#Fake News in Healthcare?

Posted on February 11, 2021

(This post was written by whistleblower attorneys James Young and Sarah Foster.)

I have written previously about the need for transparency in medicine. Specifically, I have grave concerns about the conflicting factors which influence medical decision making. Further up the food chain from ordinary physicians who may be influenced by drug reps sit the researchers and thought leaders whose articles, studies and seminars influence other physicians and often dictate which medicines or devices become widely used.

A recent story by the always excellent Charles Ornstein for ProPublica details the resignation of Dr. José Baselga, the chief medical officer of Memorial Sloan Kettering Cancer Center. Dr. Baselga came under intense scrutiny after reports by ProPublica and the New York Times revealed that he had failed to disclose millions of dollars in payments from health care companies in a majority of his research articles since 2013.

It seems that Dr. Baselga, a salaried staff member making $1.5 million in 2016, omitted significant financial ties in numerous articles. The companies who paid Dr. Baselga these unreported, but substantial amounts, purportedly stood to gain from acceptance of the author’s conclusions. A well-known breast cancer specialist, Dr. Baselga also failed to disclose such affiliations in articles he published in the journal Cancer Discovery.  This is particularly troubling in that he serves as one of two editors in chief.
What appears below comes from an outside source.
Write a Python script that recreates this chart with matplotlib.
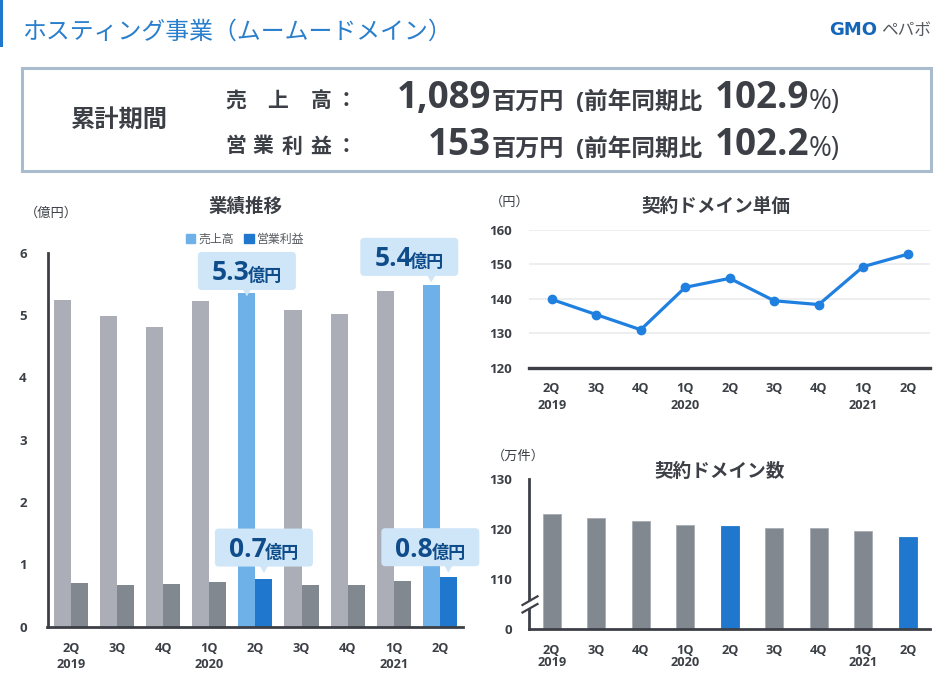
"""GMO Pepabo hosting business slide: sales/profit bars, unit price line, domain count bars."""

import numpy as np
import matplotlib
matplotlib.use("Agg")
import matplotlib.pyplot as plt
from matplotlib.patches import FancyBboxPatch, Patch, Polygon, Rectangle

plt.rcParams["font.family"] = ["Open Sans", "Noto Sans CJK JP", "DejaVu Sans"]

W, H = 952, 675

QUARTERS = ["2Q\n2019", "3Q", "4Q", "1Q\n2020", "2Q", "3Q", "4Q", "1Q\n2021", "2Q"]
SALES = [5.25, 4.99, 4.81, 5.23, 5.35, 5.09, 5.02, 5.39, 5.48]
PROFIT = [0.70, 0.67, 0.68, 0.72, 0.77, 0.67, 0.67, 0.73, 0.80]
UNIT_PRICE = [139.8, 135.4, 131.0, 143.3, 145.9, 139.4, 138.3, 149.3, 152.9]
DOMAINS = [122.9, 122.2, 121.6, 120.7, 120.6, 120.2, 120.1, 119.5, 118.4]
HIGHLIGHT = [4, 8]

DARK = "#3c4046"
BLUE = "#1f78ce"
LIGHT_BLUE = "#6eb0e8"
GREY = "#abaeb6"
DARK_GREY = "#82888f"
BUBBLE = "#cfe5f8"
NAVY = "#0e4c8a"

fig = plt.figure(figsize=(W / 100, H / 100), dpi=100, facecolor="white")


def px_axes(left, top, right, bottom):
    return fig.add_axes([left / W, 1 - bottom / H, (right - left) / W, (bottom - top) / H])


def style(ax, linespacing, pad):
    for s in ["top", "right"]:
        ax.spines[s].set_visible(False)
    for s in ["left", "bottom"]:
        ax.spines[s].set_color(DARK)
        ax.spines[s].set_linewidth(2)
    ax.set_xticks(np.arange(len(QUARTERS)))
    ax.set_xticklabels(QUARTERS, linespacing=linespacing, va="top")
    ax.tick_params(axis="x", length=0, pad=pad, labelsize=9.2, labelcolor=DARK)
    ax.tick_params(axis="y", length=0, pad=12, labelsize=9.5, labelcolor=DARK)
    for lab in ax.get_xticklabels() + ax.get_yticklabels():
        lab.set_fontweight("bold")


x = np.arange(len(QUARTERS))

# left: sales and operating profit
ax1 = px_axes(47.5, 253, 463, 626.5)
sales_col = [LIGHT_BLUE if i in HIGHLIGHT else GREY for i in x]
profit_col = [BLUE if i in HIGHLIGHT else DARK_GREY for i in x]
ax1.bar(x - 0.185, SALES, width=0.37, color=sales_col)
ax1.bar(x + 0.185, PROFIT, width=0.37, color=profit_col)
ax1.set_xlim(-0.51, 8.503)
ax1.set_ylim(0, 6)
ax1.set_yticks(range(7))
style(ax1, 1.3, 11)
ax1.tick_params(axis="y", pad=15)
ax1.legend(handles=[Patch(color=LIGHT_BLUE, label="売上高"), Patch(color=BLUE, label="営業利益")],
           ncol=2, frameon=False, fontsize=8.6, labelcolor="#555a60", loc="center",
           bbox_to_anchor=(245 / W, 1 - 239 / H), bbox_transform=fig.transFigure,
           handlelength=0.8, handleheight=0.8, handletextpad=0.25, columnspacing=0.9,
           borderpad=0, borderaxespad=0)

# right top: unit price
ax2 = px_axes(529, 229.7, 930, 367.7)
ax2.plot(x, UNIT_PRICE, "o-", color="#1f80e0", lw=2.3, ms=6, clip_on=False)
ax2.set_xlim(-0.51, 8.5)
ax2.set_ylim(120, 160)
ax2.set_yticks([120, 130, 140, 150, 160])
ax2.grid(axis="y", color="#e8eaec", lw=1.1)
ax2.set_axisbelow(True)
style(ax2, 1.45, 10)
ax2.spines["left"].set_visible(False)
ax2.spines["bottom"].set_linewidth(2.4)


# right bottom: domain count, axis is cut between 0 and 110
def cut_fwd(v):
    v = np.asarray(v, dtype=float)
    return np.where(v >= 110, v, 100 + v * 10 / 110)


def cut_inv(v):
    v = np.asarray(v, dtype=float)
    return np.where(v >= 110, v, (v - 100) * 110 / 10)


ax3 = px_axes(529, 479, 930, 628.5)
ax3.set_yscale("function", functions=(cut_fwd, cut_inv))
dom_col = [BLUE if i in HIGHLIGHT else DARK_GREY for i in x]
dom_edge = [BLUE if i in HIGHLIGHT else "#a8acb3" for i in x]
ax3.bar(x, DOMAINS, width=0.4, color=dom_col, edgecolor=dom_edge, linewidth=0.6)
ax3.set_xlim(-0.51, 8.5)
ax3.set_ylim(0, 130)
ax3.set_yticks([0, 110, 120, 130])
ax3.set_yticks([], minor=True)
ax3.set_yticklabels(["0", "110", "120", "130"])
style(ax3, 0.95, 11)

# overlay in pixel coordinates for the slide furniture
ov = fig.add_axes([0, 0, 1, 1], zorder=10)
ov.set_xlim(0, W)
ov.set_ylim(H, 0)
ov.axis("off")
ov.patch.set_alpha(0)

ov.add_patch(Rectangle((0, 0), 3, 47, color=BLUE, lw=0))
ov.text(22, 32.5, "ホスティング事業（ムームードメイン）", fontsize=17.2, color="#2a7fcc", va="center")
ov.text(829, 30, "GMO", fontsize=13, fontweight="bold", color="#1467b8", va="center",
        family=["DejaVu Sans"])
ov.text(881, 31, "ペパボ", fontsize=12, color="#555a60", va="center")

ov.add_patch(Rectangle((22, 68), 908.5, 103, fc="white", ec="#a9bccd", lw=2.2))
ov.text(119.5, 120.5, "累計期間", fontsize=17.5, fontweight="bold", color=DARK, ha="center", va="center")

for ch, cx in zip(["売", "上", "高", "："], [236, 278, 321, 346]):
    ov.text(cx, 101, ch, fontsize=15, fontweight="bold", color=DARK, ha="center", va="center")
for ch, cx in zip(["営", "業", "利", "益", "："], [236, 263, 292, 321, 346]):
    ov.text(cx, 147, ch, fontsize=15, fontweight="bold", color=DARK, ha="center", va="center")

for base, amount, rate in [(108, "1,089", "102.9"), (155, "153", "102.2")]:
    ov.text(491, base, amount, fontsize=26.5, fontweight="bold", color=DARK, ha="right", va="baseline")
    ov.text(491.5, base + 1, "百万円", fontsize=17.4, fontweight="bold", color=DARK, va="baseline")
    ov.text(576, base + 1, "(前年同期比", fontsize=17, fontweight="bold", color=DARK, va="baseline")
    ov.text(809, base, rate, fontsize=26.5, fontweight="bold", color=DARK, ha="right", va="baseline")
    ov.text(809, base + 1, "%)", fontsize=20, color=DARK, va="baseline")

# chart titles and units
ov.text(246, 207, "業績推移", fontsize=13.3, fontweight="bold", color=DARK, ha="center", va="center")
ov.text(716, 207.5, "契約ドメイン単価", fontsize=13.4, fontweight="bold", color=DARK, ha="center", va="center")
ov.text(720, 472, "契約ドメイン数", fontsize=13.4, fontweight="bold", color=DARK, ha="center", va="center")
ov.text(51, 213, "（億円）", fontsize=9.5, color=DARK, ha="center", va="center")
ov.text(510, 202, "（円）", fontsize=9.5, color=DARK, ha="center", va="center")
ov.text(518.5, 456.5, "（万件）", fontsize=9.5, color=DARK, ha="center", va="center")


def callout(bar_x, value, label, tip_dy, box_dx):
    """Speech bubble pointing at a bar top; tip_dy in px from the bar top, box_dx from the tip."""
    disp = ax1.transData.transform((bar_x, value))
    tx, ty = ov.transData.inverted().transform(disp)
    ty += tip_dy
    bw, bh = 98, 38
    left = tx + box_dx - bw / 2
    bottom = ty - 6.5
    ov.add_patch(FancyBboxPatch((left + 3, bottom - bh + 3), bw - 6, bh - 6,
                                boxstyle="round,pad=3,rounding_size=4", fc=BUBBLE, ec="none"))
    ov.add_patch(Polygon([(tx - 4, bottom - 0.5), (tx + 4, bottom - 0.5), (tx, ty)], fc=BUBBLE, ec="none"))
    ov.text(left + 14, bottom - 9.5, label, fontsize=19, fontweight="bold", color=NAVY, va="baseline")
    ov.text(left + 50, bottom - 8.5, "億円", fontsize=12.3, fontweight="bold", color=NAVY, va="baseline")


callout(4 - 0.185, SALES[4], "5.3", 3, 0)
callout(8 - 0.185, SALES[8], "5.4", -3, -22)
callout(4 + 0.185, PROFIT[4], "0.7", -5.5, 0)
callout(8 + 0.185, PROFIT[8], "0.8", -4, -18)

# axis break marker on the domain chart
ov.add_patch(Polygon([(522, 605.5), (538, 596.5), (538, 604.5), (522, 613)], fc="white", ec="none"))
ov.plot([522.5, 537.5], [605, 596.3], color=DARK, lw=1.6)
ov.plot([522.5, 537.5], [612.5, 604], color=DARK, lw=1.6)

fig.savefig("out.png", dpi=100)
plt.close(fig)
Why should we even care about such industry ties?

Why should we even care about such industry ties? The transparency rules requiring disclosure of such conflicts are designed to ensure that proper weight or scrutiny can be made of any findings or opinions.  Consider a study which concludes daily consumption of orange juice is healthy. This sounds entirely reasonable, as we know oranges have a healthy supply of vitamin C. But what if the study itself was conducted by the Citrus Industry, or the Citrus Industry paid the lead researcher a significant sum. Wouldn’t we be skeptical of such a finding?

Peeling back the study further we may find that the study focused on children, not adults, or that the amount of juice was 3 ounces, not 8, or that it resulted in dangerous increased blood sugar levels in diabetic patients, or any other number of critical distinctions that a legitimate objective researcher would highlight or consider before promoting the conclusion that “orange juice is healthy.”

There is no question that the pharmaceutical and medical device industry should be able to fund, invest in, or otherwise reward researchers, thought leaders, or health care providers. However, any such payments must be disclosed. In fact, there is a law which requires public disclosure of payments made by such companies to physicians and teaching hospitals. See Physician Payments Sunshine Act—Section 6002 of the Patient Protection and Affordable Care Act (PPACA).

When a distinguished physician like Dr. Baselga conceals these payments from his published research or articles, it creates more than the appearance of impropriety, it calls into question what he is hiding. The origin of such laws and rules stems from fairly recent scandals involving undisclosed conflicts. Yet here we are again. While the good doctor has resigned his position and now says that he intends to correct his conflict-of-interest disclosures in 17 journal articles, including in The New England Journal and The Lancet, is it too late?

The corrections are mere whispers or footnotes compared to the shouting of his prior body of work.